**WORK TO COMPLETE:**
Stop after the line containing "const stepsTicks = [0, 1, 2, 3];": print each line exactly from the first line of the listing up to that point.

**COLLECTED DATA:**
■ ■ ■
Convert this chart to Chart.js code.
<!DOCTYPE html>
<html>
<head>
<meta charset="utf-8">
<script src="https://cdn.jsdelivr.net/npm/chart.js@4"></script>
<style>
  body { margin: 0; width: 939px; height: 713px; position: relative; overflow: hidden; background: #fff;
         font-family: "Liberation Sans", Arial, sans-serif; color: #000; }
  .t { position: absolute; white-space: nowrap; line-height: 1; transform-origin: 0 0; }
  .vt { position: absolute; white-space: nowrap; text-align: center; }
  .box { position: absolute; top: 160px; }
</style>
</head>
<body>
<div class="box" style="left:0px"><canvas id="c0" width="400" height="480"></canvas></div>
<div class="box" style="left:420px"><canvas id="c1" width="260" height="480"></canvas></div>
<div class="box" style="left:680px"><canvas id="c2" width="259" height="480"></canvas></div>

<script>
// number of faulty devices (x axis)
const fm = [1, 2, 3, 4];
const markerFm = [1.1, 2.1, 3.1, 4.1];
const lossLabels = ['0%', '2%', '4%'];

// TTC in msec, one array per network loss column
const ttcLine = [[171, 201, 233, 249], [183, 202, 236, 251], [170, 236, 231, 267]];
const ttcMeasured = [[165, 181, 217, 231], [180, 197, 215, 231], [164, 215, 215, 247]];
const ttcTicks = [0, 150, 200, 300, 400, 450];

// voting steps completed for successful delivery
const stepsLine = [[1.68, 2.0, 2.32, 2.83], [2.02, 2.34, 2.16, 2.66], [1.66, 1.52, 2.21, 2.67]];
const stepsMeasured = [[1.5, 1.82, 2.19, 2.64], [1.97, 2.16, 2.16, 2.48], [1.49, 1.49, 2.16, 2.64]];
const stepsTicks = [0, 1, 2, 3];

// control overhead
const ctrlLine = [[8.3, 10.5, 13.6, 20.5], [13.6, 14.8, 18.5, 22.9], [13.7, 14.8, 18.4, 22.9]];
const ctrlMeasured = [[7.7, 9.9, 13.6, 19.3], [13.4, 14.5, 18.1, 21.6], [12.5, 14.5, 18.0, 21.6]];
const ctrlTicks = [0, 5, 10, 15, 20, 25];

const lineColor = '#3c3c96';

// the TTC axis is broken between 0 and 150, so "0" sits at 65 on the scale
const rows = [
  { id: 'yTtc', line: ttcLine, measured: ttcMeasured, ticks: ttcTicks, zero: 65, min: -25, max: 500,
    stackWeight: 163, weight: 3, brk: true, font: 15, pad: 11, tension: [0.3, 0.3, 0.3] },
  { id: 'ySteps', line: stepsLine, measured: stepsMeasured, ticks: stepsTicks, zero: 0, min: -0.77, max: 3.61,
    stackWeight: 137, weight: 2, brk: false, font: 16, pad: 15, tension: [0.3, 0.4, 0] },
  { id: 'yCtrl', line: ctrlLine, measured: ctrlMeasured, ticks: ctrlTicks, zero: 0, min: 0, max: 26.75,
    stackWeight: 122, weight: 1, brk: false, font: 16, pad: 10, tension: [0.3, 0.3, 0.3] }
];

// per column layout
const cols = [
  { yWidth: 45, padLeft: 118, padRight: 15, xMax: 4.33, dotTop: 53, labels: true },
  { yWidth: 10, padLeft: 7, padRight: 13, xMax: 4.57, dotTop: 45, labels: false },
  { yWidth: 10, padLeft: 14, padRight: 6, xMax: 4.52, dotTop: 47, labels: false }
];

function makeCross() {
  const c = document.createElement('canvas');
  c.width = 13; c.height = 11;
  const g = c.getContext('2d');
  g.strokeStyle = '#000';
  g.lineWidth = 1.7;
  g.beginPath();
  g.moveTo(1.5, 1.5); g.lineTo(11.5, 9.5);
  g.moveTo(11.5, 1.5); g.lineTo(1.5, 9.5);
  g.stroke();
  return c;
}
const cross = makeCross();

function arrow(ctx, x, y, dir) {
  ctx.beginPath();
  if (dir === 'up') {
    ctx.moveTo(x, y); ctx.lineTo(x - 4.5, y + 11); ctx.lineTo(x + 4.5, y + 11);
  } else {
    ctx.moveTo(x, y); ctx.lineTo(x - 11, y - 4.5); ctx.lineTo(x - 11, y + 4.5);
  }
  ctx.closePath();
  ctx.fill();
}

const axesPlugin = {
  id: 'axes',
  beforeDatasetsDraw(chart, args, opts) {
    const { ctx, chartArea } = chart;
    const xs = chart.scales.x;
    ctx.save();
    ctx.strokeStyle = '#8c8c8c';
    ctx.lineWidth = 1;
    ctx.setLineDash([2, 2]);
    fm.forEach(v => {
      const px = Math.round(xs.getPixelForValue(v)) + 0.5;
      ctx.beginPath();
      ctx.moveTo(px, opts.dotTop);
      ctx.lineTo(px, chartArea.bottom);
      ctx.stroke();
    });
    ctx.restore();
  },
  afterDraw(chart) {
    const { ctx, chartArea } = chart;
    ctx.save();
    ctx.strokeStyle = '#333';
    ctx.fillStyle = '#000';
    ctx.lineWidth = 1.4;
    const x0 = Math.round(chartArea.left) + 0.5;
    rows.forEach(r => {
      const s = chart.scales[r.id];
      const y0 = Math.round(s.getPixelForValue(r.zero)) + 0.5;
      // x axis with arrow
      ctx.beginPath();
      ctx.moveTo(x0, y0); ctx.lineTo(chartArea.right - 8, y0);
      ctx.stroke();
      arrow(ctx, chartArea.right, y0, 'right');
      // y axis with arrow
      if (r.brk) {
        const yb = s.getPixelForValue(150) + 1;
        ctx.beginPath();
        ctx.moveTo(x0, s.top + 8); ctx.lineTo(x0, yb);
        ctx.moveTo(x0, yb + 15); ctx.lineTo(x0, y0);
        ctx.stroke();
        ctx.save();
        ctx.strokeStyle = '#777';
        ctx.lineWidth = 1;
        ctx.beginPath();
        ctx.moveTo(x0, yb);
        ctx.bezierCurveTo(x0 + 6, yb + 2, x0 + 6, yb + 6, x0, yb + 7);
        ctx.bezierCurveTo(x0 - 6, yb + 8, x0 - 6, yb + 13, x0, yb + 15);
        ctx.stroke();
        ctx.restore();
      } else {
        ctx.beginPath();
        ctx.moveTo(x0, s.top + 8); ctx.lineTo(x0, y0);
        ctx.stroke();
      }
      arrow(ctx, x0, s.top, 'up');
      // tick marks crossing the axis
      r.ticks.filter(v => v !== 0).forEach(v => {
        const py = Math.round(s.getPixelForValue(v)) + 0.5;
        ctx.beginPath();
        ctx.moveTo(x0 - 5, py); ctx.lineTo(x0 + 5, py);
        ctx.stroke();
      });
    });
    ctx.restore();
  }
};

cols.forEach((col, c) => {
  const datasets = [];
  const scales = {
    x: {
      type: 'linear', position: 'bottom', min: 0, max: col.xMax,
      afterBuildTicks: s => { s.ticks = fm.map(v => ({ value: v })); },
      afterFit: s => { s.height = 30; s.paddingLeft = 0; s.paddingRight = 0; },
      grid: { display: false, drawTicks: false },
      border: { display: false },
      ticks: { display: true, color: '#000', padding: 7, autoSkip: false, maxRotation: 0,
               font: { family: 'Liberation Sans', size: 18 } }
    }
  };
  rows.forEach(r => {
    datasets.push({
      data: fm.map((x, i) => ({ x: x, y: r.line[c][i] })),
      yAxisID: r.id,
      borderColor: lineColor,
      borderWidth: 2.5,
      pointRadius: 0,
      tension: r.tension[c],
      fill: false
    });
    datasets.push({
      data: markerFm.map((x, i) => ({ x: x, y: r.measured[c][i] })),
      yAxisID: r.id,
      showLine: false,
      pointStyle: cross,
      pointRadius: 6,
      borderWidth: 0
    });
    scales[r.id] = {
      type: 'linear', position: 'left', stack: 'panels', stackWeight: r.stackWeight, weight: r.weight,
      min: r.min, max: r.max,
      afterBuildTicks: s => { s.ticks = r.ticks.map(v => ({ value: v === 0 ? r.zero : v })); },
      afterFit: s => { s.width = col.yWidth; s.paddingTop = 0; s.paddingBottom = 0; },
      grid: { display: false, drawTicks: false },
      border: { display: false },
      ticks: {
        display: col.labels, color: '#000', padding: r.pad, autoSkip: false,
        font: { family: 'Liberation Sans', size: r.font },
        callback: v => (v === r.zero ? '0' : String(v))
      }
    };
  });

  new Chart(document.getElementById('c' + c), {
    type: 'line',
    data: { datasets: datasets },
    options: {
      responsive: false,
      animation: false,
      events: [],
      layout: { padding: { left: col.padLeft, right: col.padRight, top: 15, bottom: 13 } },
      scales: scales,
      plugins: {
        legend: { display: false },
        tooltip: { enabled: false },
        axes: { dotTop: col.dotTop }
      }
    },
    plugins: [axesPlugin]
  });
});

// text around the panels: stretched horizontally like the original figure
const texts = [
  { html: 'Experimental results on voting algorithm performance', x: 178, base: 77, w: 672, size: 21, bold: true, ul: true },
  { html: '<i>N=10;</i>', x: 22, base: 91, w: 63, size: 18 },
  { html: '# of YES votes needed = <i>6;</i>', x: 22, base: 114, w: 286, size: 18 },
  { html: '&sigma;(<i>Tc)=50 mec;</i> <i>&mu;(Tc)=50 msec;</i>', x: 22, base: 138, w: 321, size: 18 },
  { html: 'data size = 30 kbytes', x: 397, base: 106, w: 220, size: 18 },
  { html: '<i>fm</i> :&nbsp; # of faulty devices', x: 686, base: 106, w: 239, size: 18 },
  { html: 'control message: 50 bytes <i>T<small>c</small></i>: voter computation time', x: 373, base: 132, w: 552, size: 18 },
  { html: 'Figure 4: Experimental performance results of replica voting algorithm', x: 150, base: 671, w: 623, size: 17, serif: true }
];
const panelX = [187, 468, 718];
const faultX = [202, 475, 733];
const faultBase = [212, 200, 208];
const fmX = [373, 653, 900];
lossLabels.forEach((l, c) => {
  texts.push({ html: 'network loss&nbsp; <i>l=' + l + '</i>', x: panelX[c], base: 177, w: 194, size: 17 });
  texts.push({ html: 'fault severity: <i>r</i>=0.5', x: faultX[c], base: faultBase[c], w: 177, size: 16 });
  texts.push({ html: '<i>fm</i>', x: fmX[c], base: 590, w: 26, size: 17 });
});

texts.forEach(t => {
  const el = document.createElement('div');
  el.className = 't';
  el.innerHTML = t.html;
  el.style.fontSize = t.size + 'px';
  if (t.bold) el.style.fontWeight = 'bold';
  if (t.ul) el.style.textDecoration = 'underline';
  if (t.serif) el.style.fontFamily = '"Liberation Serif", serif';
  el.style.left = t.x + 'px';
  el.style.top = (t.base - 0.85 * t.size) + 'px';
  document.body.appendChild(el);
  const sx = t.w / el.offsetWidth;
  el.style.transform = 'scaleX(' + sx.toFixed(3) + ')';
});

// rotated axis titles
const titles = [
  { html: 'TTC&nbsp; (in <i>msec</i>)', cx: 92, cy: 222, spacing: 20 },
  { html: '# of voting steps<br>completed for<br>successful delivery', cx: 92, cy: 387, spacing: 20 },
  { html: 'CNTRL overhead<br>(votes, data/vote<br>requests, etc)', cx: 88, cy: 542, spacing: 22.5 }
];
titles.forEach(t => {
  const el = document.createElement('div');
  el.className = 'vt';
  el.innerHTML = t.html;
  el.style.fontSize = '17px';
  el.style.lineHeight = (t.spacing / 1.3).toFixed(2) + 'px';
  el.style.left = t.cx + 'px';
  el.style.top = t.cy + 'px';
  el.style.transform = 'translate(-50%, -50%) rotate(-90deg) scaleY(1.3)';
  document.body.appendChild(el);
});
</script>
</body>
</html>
■ ■ ■
**TASK SOLUTION:**
Convert this chart to Chart.js code.
<!DOCTYPE html>
<html>
<head>
<meta charset="utf-8">
<script src="https://cdn.jsdelivr.net/npm/chart.js@4"></script>
<style>
  body { margin: 0; width: 939px; height: 713px; position: relative; overflow: hidden; background: #fff;
         font-family: "Liberation Sans", Arial, sans-serif; color: #000; }
  .t { position: absolute; white-space: nowrap; line-height: 1; transform-origin: 0 0; }
  .vt { position: absolute; white-space: nowrap; text-align: center; }
  .box { position: absolute; top: 160px; }
</style>
</head>
<body>
<div class="box" style="left:0px"><canvas id="c0" width="400" height="480"></canvas></div>
<div class="box" style="left:420px"><canvas id="c1" width="260" height="480"></canvas></div>
<div class="box" style="left:680px"><canvas id="c2" width="259" height="480"></canvas></div>

<script>
// number of faulty devices (x axis)
const fm = [1, 2, 3, 4];
const markerFm = [1.1, 2.1, 3.1, 4.1];
const lossLabels = ['0%', '2%', '4%'];

// TTC in msec, one array per network loss column
const ttcLine = [[171, 201, 233, 249], [183, 202, 236, 251], [170, 236, 231, 267]];
const ttcMeasured = [[165, 181, 217, 231], [180, 197, 215, 231], [164, 215, 215, 247]];
const ttcTicks = [0, 150, 200, 300, 400, 450];

// voting steps completed for successful delivery
const stepsLine = [[1.68, 2.0, 2.32, 2.83], [2.02, 2.34, 2.16, 2.66], [1.66, 1.52, 2.21, 2.67]];
const stepsMeasured = [[1.5, 1.82, 2.19, 2.64], [1.97, 2.16, 2.16, 2.48], [1.49, 1.49, 2.16, 2.64]];
const stepsTicks = [0, 1, 2, 3];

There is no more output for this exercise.